ESA GNC Conference Papers Repository

Magnetometers are one of the most useful instruments on spacecrafts. They are used for both satellite attitude determination and for scientific purposes, such as mapping of Earth’s magnetic field. The most common magnetometer for low-frequency applications is the fluxgate. High-end fluxgates are generally quite bulky, with a mass of around 1 kg, but there exist miniature versions, weighing only around 100 g, but with worse noise figure. Interest in such miniature models has increased with the adaption of the Faster-Better-Cheaper philosophy, and the introduction of small satellite classes.

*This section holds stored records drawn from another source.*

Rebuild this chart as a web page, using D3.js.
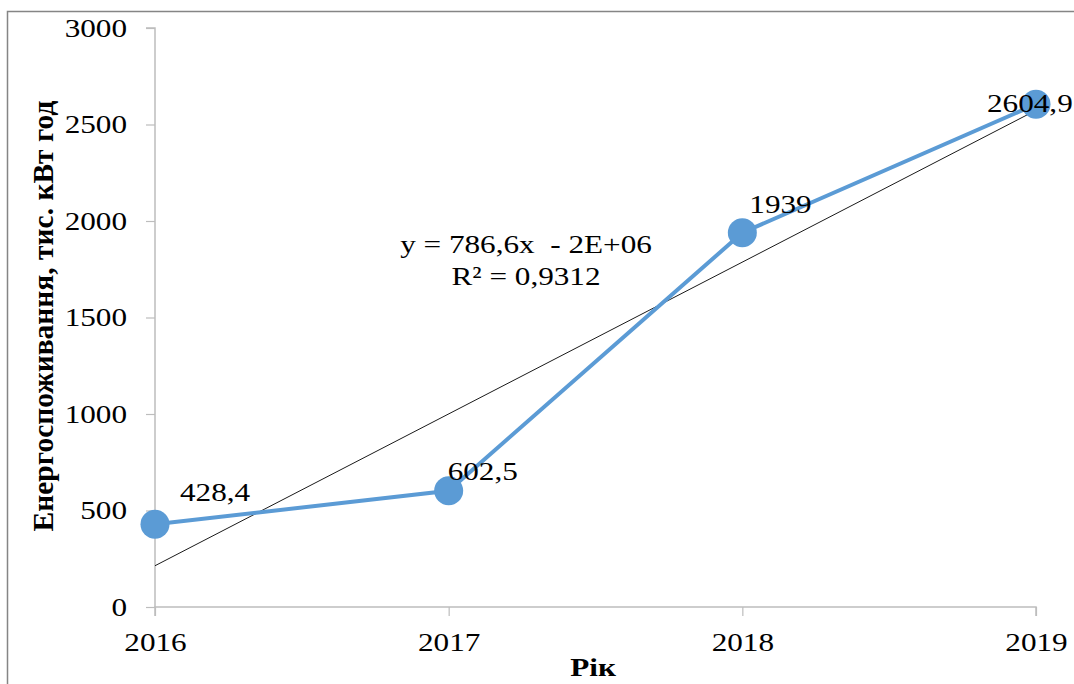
<!DOCTYPE html>
<html><head><meta charset="utf-8">
<script src="https://cdn.jsdelivr.net/npm/d3@7"></script>
<style>
html,body{margin:0;padding:0;background:#fff;}
</style></head>
<body>
<script>
const years = [2016, 2017, 2018, 2019];
const values = [428.4, 602.5, 1939, 2604.9];
const valueLabels = ["428,4", "602,5", "1939", "2604,9"];
const yTicks = [0, 500, 1000, 1500, 2000, 2500, 3000];
const equationText = "y = 786,6x  - 2E+06";
const r2Text = "R² = 0,9312";
const yTitle = "Енергоспоживання, тис. кВт год";
const xTitle = "Рік";

const FONT = "'Liberation Serif', Tinos, 'Times New Roman', 'DejaVu Serif', serif";
const SX = 1.2; // horizontal stretch of the reference text
const W = 1074, H = 684;
const svg = d3.select("body").append("svg").attr("width", W).attr("height", H)
  .style("font-family", FONT);

svg.append("rect").attr("x", 7.5).attr("y", 11.5).attr("width", W + 10).attr("height", H + 10)
  .attr("fill", "#fff").attr("stroke", "#858585").attr("stroke-width", 1.5);

const x = d3.scaleLinear().domain([2016, 2019]).range([155, 1036]);
const y = d3.scaleLinear().domain([0, 3000]).range([607, 28]);

const yAxis = svg.append("g").attr("transform", `translate(${x(2016)},0)`)
  .call(d3.axisLeft(y).tickValues(yTicks).tickSize(9).tickPadding(19).tickFormat(d3.format("d")));
const xAxis = svg.append("g").attr("transform", `translate(0,${y(0)})`)
  .call(d3.axisBottom(x).tickValues(years).tickSize(9).tickPadding(17).tickFormat(d3.format("d")));
[yAxis, xAxis].forEach(g => {
  g.attr("font-family", null).attr("font-size", null);
  g.select(".domain").attr("stroke", "#BDBDBD").attr("stroke-width", 1.5);
  g.selectAll(".tick line").attr("stroke", "#BDBDBD").attr("stroke-width", 1.2);
  g.selectAll(".tick text").style("font-family", FONT).style("font-size", "26px").attr("fill", "#000")
    .attr("transform", `scale(${SX},1)`);
});
yAxis.selectAll(".tick text").attr("x", -28 / SX);
yAxis.select(".domain").attr("d", `M-9,${y(3000)}H0V${y(0)}`);
xAxis.select(".domain").attr("d", `M${x(2016)},9V0H${x(2019)}V9`);

// Trendline (least squares)
const mx = d3.mean(years), my = d3.mean(values);
const slope = d3.sum(years.map((v, i) => (v - mx) * (values[i] - my))) / d3.sum(years.map(v => (v - mx) ** 2));
const intercept = my - slope * mx;
svg.append("line")
  .attr("x1", x(2016)).attr("y1", y(slope * 2016 + intercept))
  .attr("x2", x(2019)).attr("y2", y(slope * 2019 + intercept))
  .attr("stroke", "#1a1a1a").attr("stroke-width", 1);

const data = years.map((yr, i) => ({yr, v: values[i], lab: valueLabels[i]}));
svg.append("path").datum(data)
  .attr("d", d3.line().x(d => x(d.yr)).y(d => y(d.v)))
  .attr("fill", "none").attr("stroke", "#5B9BD5").attr("stroke-width", 4);
svg.selectAll("circle.pt").data(data).enter().append("circle")
  .attr("cx", d => x(d.yr)).attr("cy", d => y(d.v)).attr("r", 14.5).attr("fill", "#5B9BD5");

function stretchedText(px, py, str, anchor, weight) {
  return svg.append("text").attr("transform", `translate(${px},${py}) scale(${SX},1)`)
    .attr("text-anchor", anchor || "start").attr("font-weight", weight || "normal")
    .style("font-size", "26px").style("white-space", "pre").text(str);
}

const labelOffsets = [[25, -23], [-1, -11], [7, -20], [-49, 8]];
data.forEach((d, i) => stretchedText(x(d.yr) + labelOffsets[i][0], y(d.v) + labelOffsets[i][1], d.lab));

stretchedText(526, 253, equationText, "middle");
stretchedText(526, 285, r2Text, "middle");
stretchedText(593, 676, xTitle, "middle", "bold");

svg.append("text").attr("transform", `translate(53,316) rotate(-90)`)
  .attr("text-anchor", "middle").style("font-size", "29.5px").attr("font-weight", "bold").text(yTitle);
</script>
</body></html>
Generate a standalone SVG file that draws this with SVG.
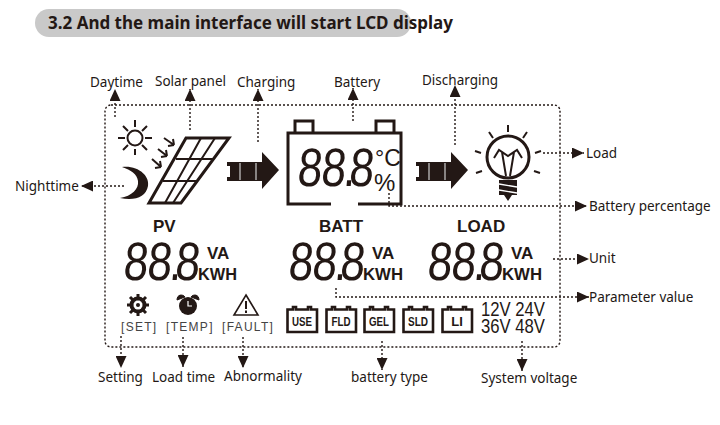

However, downscaling of fluxgates beyond the present 100 g has proven difficult, wherefore other technologies have earned more and more interest, especially those employing different kinds of magnetoresistive effects. Here, a review of different magnetoresistive sensors, and their past, present and potential use in space is presented. Magnetoresistive sensors based on anisotropic, giant, and tunneling magnetoresistance are covered, and extra attention is directed towards sensors based on the planar Hall effect. The latter has the potential of overcoming some of the major disadvantages of other magnetoresistive sensors, such as poor detectivity at low frequencies, and the need for external biasing coils to improve linearity and reduce hysteresis by, e.g., set-reset protocols and magnetic feedback. Moreover, the design of two such planar Hall effect sensors is tailored to meet the requirements set on a magnetometer aimed for, firstly, attitude determination and, secondly, mapping of Earth’s magnetic field. It is concluded that the planar Hall effect sensor is one of the prime candidates for the next generation of miniaturized low-frequency space magnetometers.